- **Instruction**: Go through the entries below, tally each line with the string "this", and give the final number by itself.

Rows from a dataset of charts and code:
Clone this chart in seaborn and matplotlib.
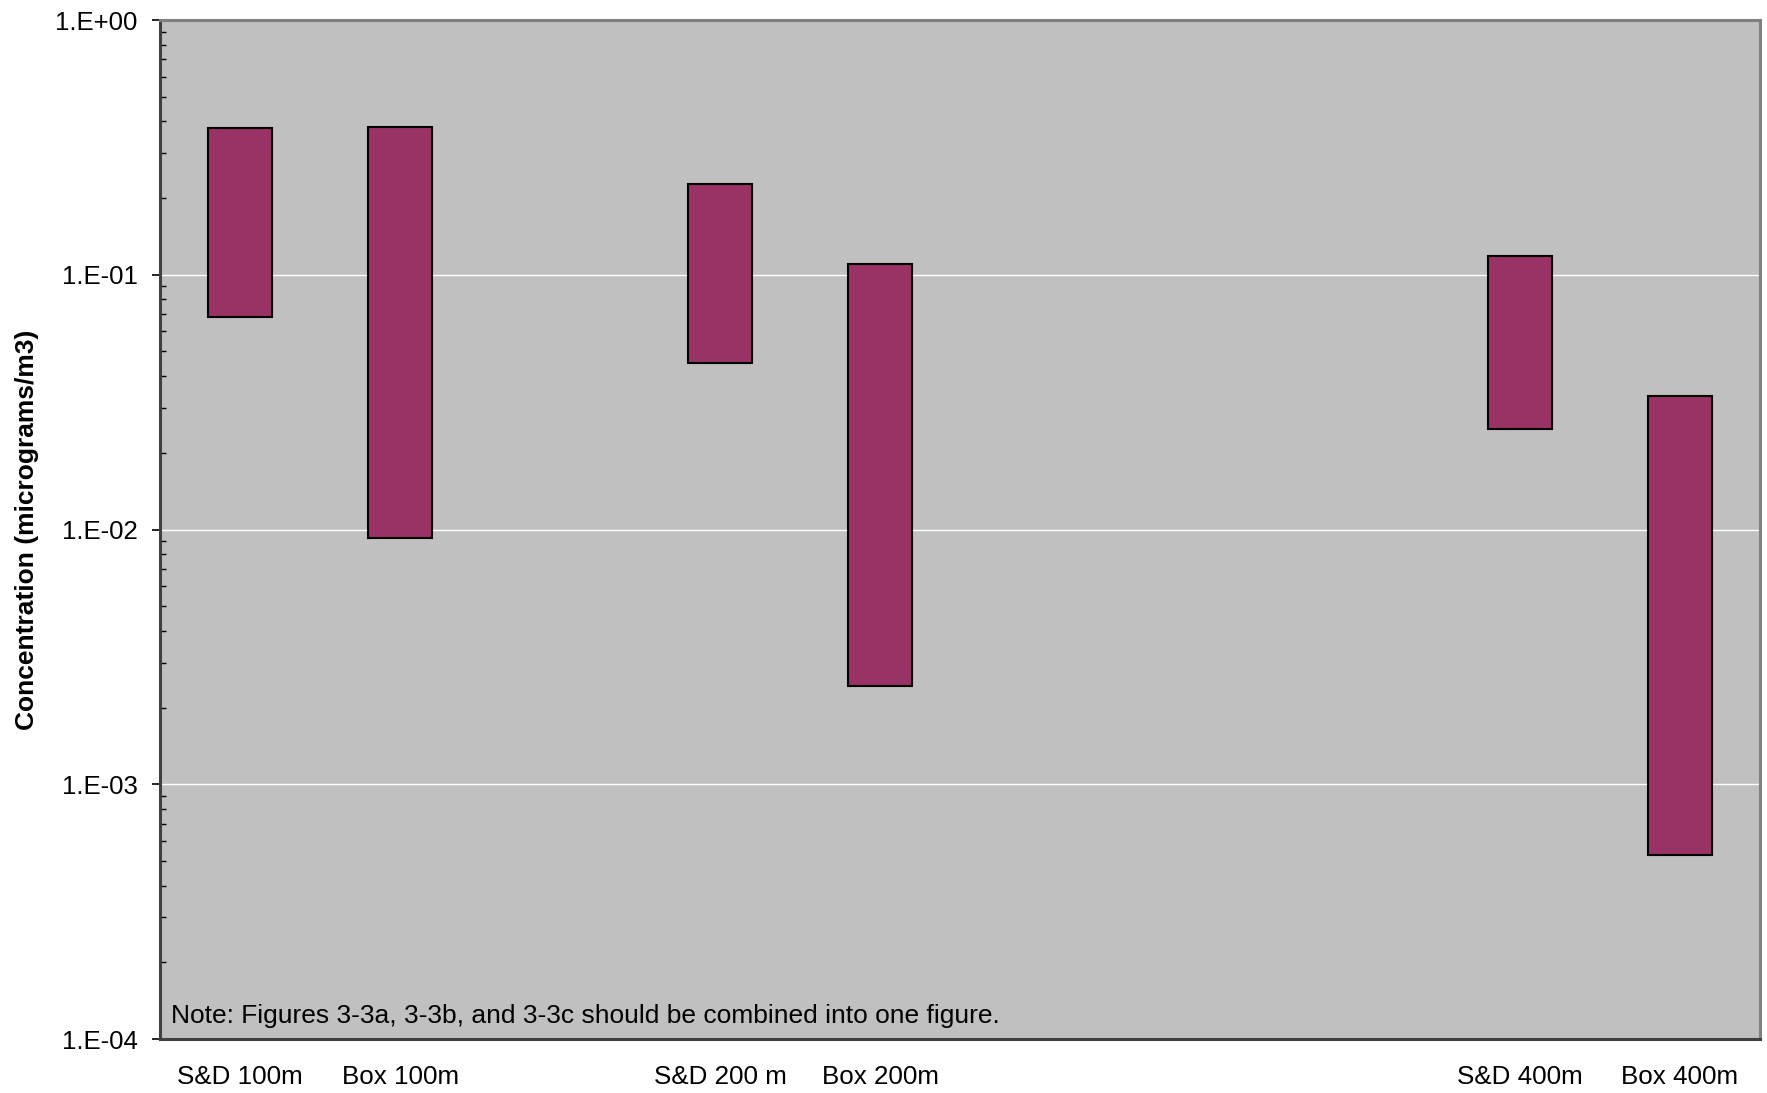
import matplotlib
matplotlib.use("Agg")
import matplotlib.pyplot as plt
import matplotlib.ticker as mticker
import seaborn as sns
import pandas as pd
import numpy as np

# Data
categories = ["S&D 100m", "Box 100m", " ", "S&D 200 m", "Box 200m", "  ", "   ", "    ", "S&D 400m", "Box 400m"]
bar_labels = ["S&D 100m", "Box 100m", "S&D 200 m", "Box 200m", "S&D 400m", "Box 400m"]
high_values = [0.376, 0.380, 0.228, 0.110, 0.118, 0.0333]
low_values = [0.068, 0.0093, 0.0452, 0.00243, 0.0248, 0.000526]
ytick_values = [1e-4, 1e-3, 1e-2, 1e-1, 1e0]
ytick_labels = ["1.E-04", "1.E-03", "1.E-02", "1.E-01", "1.E+00"]
note_text = "Note: Figures 3-3a, 3-3b, and 3-3c should be combined into one figure."
ylabel_text = "Concentration (micrograms/m3)"

sns.set_theme(style="white")
plt.rcParams["font.family"] = ["Liberation Sans", "DejaVu Sans"]
plt.rcParams["text.color"] = "black"
plt.rcParams["axes.labelcolor"] = "black"
plt.rcParams["xtick.color"] = "black"
plt.rcParams["ytick.color"] = "black"

df = pd.DataFrame({
    "cat": bar_labels,
    "height": np.array(high_values) - np.array(low_values),
})

fig = plt.figure(figsize=(17.67, 10.93), dpi=100)
ax = fig.add_axes([0.0906, 0.0494, 0.996 - 0.0906, 0.9817 - 0.0494])
ax.set_facecolor("#C0C0C0")

sns.barplot(data=df, x="cat", y="height", order=categories, bottom=low_values,
            color="#993366", saturation=1, width=0.40, errorbar=None,
            edgecolor="black", linewidth=1.5, ax=ax, zorder=3)

ax.set_yscale("log")
ax.set_ylim(1e-4, 1e0)
ax.set_xlim(-0.5, len(categories) - 0.5)
ax.set_yticks(ytick_values)
ax.set_yticklabels(ytick_labels)
ax.yaxis.set_minor_locator(mticker.LogLocator(base=10, subs=np.arange(2, 10)))
ax.yaxis.set_minor_formatter(mticker.NullFormatter())
ax.tick_params(axis="y", which="major", direction="out", length=6, width=1.2,
               color="black", labelcolor="black", labelsize=18.5, pad=10, left=True)
ax.tick_params(axis="y", which="minor", direction="in", length=4.5, width=1.0,
               color="black", left=True)
ax.tick_params(axis="x", length=0, labelsize=18.7, labelcolor="black", pad=19)

ax.grid(False)
for yv in ytick_values:
    ax.axhline(yv, color="white", linewidth=1.0, zorder=1)

ax.set_xlabel("")
ax.set_ylabel(ylabel_text, fontsize=19, fontweight="bold", labelpad=12, color="black")

for side in ["left", "bottom"]:
    ax.spines[side].set_color("#404040")
    ax.spines[side].set_linewidth(2.2)
for side in ["top", "right"]:
    ax.spines[side].set_color("#808080")
    ax.spines[side].set_linewidth(2.2)

ax.text(0.007, 0.011, note_text, transform=ax.transAxes, fontsize=19,
        ha="left", va="bottom", color="black", zorder=4)

fig.savefig("out.png", dpi=100)
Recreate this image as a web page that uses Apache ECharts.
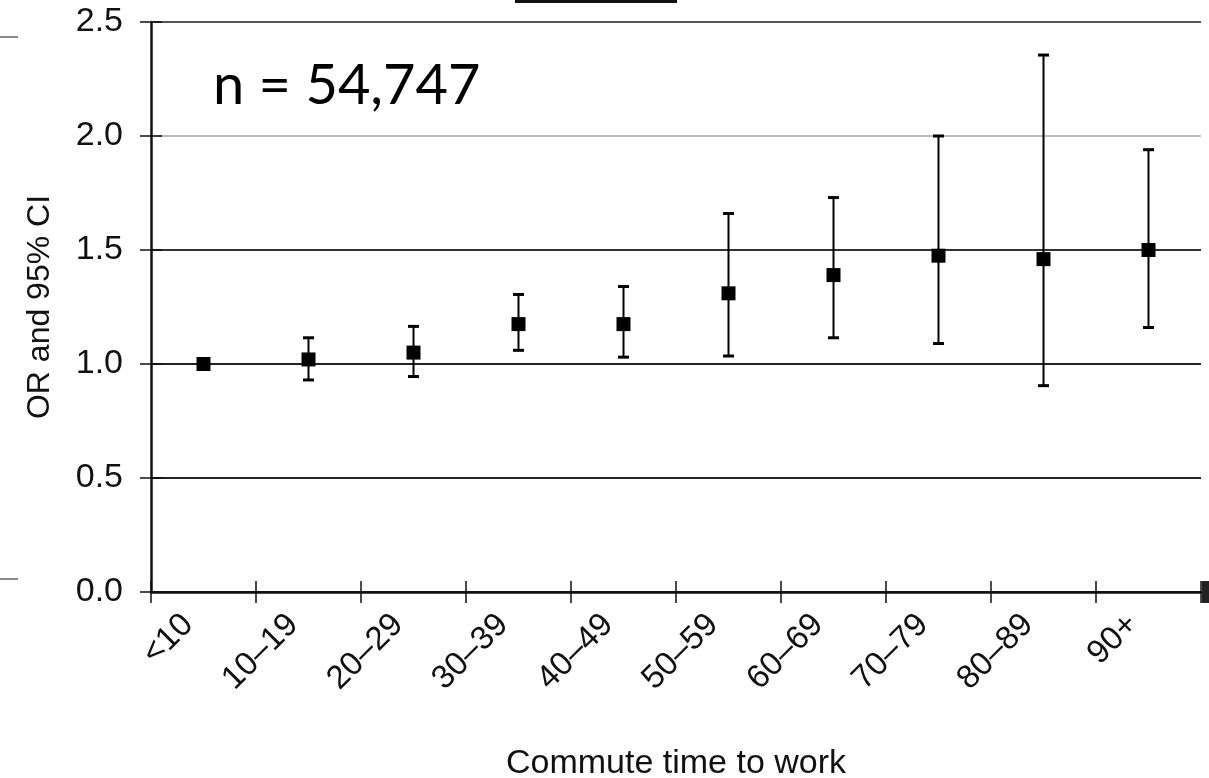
<!DOCTYPE html>
<html>
  <head>
    <meta charset="utf-8">
    <title>Commute time OR</title>
    <script src="https://cdn.jsdelivr.net/npm/echarts@6/dist/echarts.min.js"></script>
    <style>
      html, body { margin: 0; padding: 0; background: #fff; }
      #main { width: 1209px; height: 778px; }
    </style>
  </head>
  <body>
    <div id="main"></div>
    <script type="text/javascript">
      // categories and values
      var categories = ['<10', '10–19', '20–29', '30–39', '40–49', '50–59', '60–69', '70–79', '80–89', '90+'];
      var oddsRatio = [1.00, 1.02, 1.05, 1.175, 1.175, 1.31, 1.39, 1.475, 1.46, 1.50];
      var ciLow = [null, 0.93, 0.945, 1.06, 1.03, 1.035, 1.115, 1.09, 0.905, 1.16];
      var ciHigh = [null, 1.115, 1.165, 1.305, 1.34, 1.66, 1.73, 2.00, 2.355, 1.94];

      var errData = [];
      for (var i = 0; i < categories.length; i++) {
        if (ciLow[i] != null) errData.push([i, ciLow[i], ciHigh[i]]);
      }

      var font = '"Liberation Sans", Arial, sans-serif';
      var myChart = echarts.init(document.getElementById('main'));
      var option = {
        animation: false,
        backgroundColor: '#fff',
        grid: { left: 151, right: 8, top: 22, bottom: 186, outerBoundsMode: 'none', containLabel: false },
        xAxis: [
          {
            type: 'category',
            position: 'bottom',
            data: categories,
            boundaryGap: true,
            axisLine: { lineStyle: { color: '#111', width: 2.5 } },
            axisTick: { show: true, length: 11, lineStyle: { color: '#111', width: 1.5 } },
            axisLabel: {
              rotate: 45, margin: 12, color: '#111',
              fontFamily: font, fontSize: 33,
              padding: [0, 22, 0, 0]
            },
            name: 'Commute time to work',
            nameLocation: 'middle',
            nameGap: 155,
            nameTextStyle: { color: '#111', fontFamily: font, fontSize: 34 }
          },
          {
            // inner half of the crossing ticks
            type: 'category',
            position: 'bottom',
            data: categories,
            axisLine: { show: false },
            axisTick: { show: true, inside: true, length: 11, lineStyle: { color: '#111', width: 1.5 } },
            axisLabel: { show: false }
          }
        ],
        yAxis: [
          {
            type: 'value',
            position: 'left',
            min: 0, max: 2.5, interval: 0.5,
            axisLine: { show: true, lineStyle: { color: '#111', width: 2.5 } },
            axisTick: { show: true, length: 11, lineStyle: { color: '#111', width: 1.5 } },
            axisLabel: {
              margin: 28, color: '#111', fontFamily: font, fontSize: 34,
              formatter: function (v) { return v.toFixed(1); }
            },
            splitLine: {
              show: true,
              lineStyle: { color: ['#222', '#222', '#222', '#333', '#bbb', '#555'], width: 2 }
            },
            name: 'OR and 95% CI',
            nameLocation: 'middle',
            nameGap: 95,
            nameTextStyle: { color: '#111', fontFamily: font, fontSize: 32 }
          },
          {
            type: 'value',
            position: 'left',
            min: 0, max: 2.5, interval: 0.5,
            axisLine: { show: false },
            axisTick: { show: true, inside: true, length: 11, lineStyle: { color: '#111', width: 1.5 } },
            axisLabel: { show: false },
            splitLine: { show: false }
          }
        ],
        graphic: [
          {
            type: 'text', left: 213, top: 58,
            style: { text: 'n = 54,747', font: '56px Lato, "Open Sans", sans-serif', fill: '#000' }
          },
          { type: 'rect', shape: { x: 515, y: 0, width: 162, height: 3 }, style: { fill: '#111' } },
          { type: 'rect', shape: { x: 0, y: 36, width: 18, height: 2 }, style: { fill: '#888' } },
          { type: 'rect', shape: { x: 0, y: 578, width: 18, height: 2 }, style: { fill: '#888' } },
          { type: 'rect', shape: { x: 1202, y: 581, width: 7, height: 22 }, style: { fill: '#222' } }
        ],
        series: [
          {
            type: 'custom',
            xAxisIndex: 0, yAxisIndex: 0,
            data: errData,
            z: 3,
            renderItem: function (params, api) {
              var x = api.value(0);
              var lo = api.coord([x, api.value(1)]);
              var hi = api.coord([x, api.value(2)]);
              var hw = 5.5;
              var st = { stroke: '#000', lineWidth: 2 };
              return {
                type: 'group',
                children: [
                  { type: 'line', shape: { x1: lo[0], y1: lo[1], x2: hi[0], y2: hi[1] }, style: st },
                  { type: 'line', shape: { x1: hi[0] - hw, y1: hi[1], x2: hi[0] + hw, y2: hi[1] }, style: { stroke: '#000', lineWidth: 3 } },
                  { type: 'line', shape: { x1: lo[0] - hw, y1: lo[1], x2: lo[0] + hw, y2: lo[1] }, style: { stroke: '#000', lineWidth: 3 } }
                ]
              };
            }
          },
          {
            type: 'scatter',
            xAxisIndex: 0, yAxisIndex: 0,
            data: oddsRatio,
            symbol: 'rect',
            symbolSize: 14,
            z: 4,
            itemStyle: { color: '#000', opacity: 1 }
          }
        ]
      };
      myChart.setOption(option);
    </script>
  </body>
</html>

- **Exercise result**: 2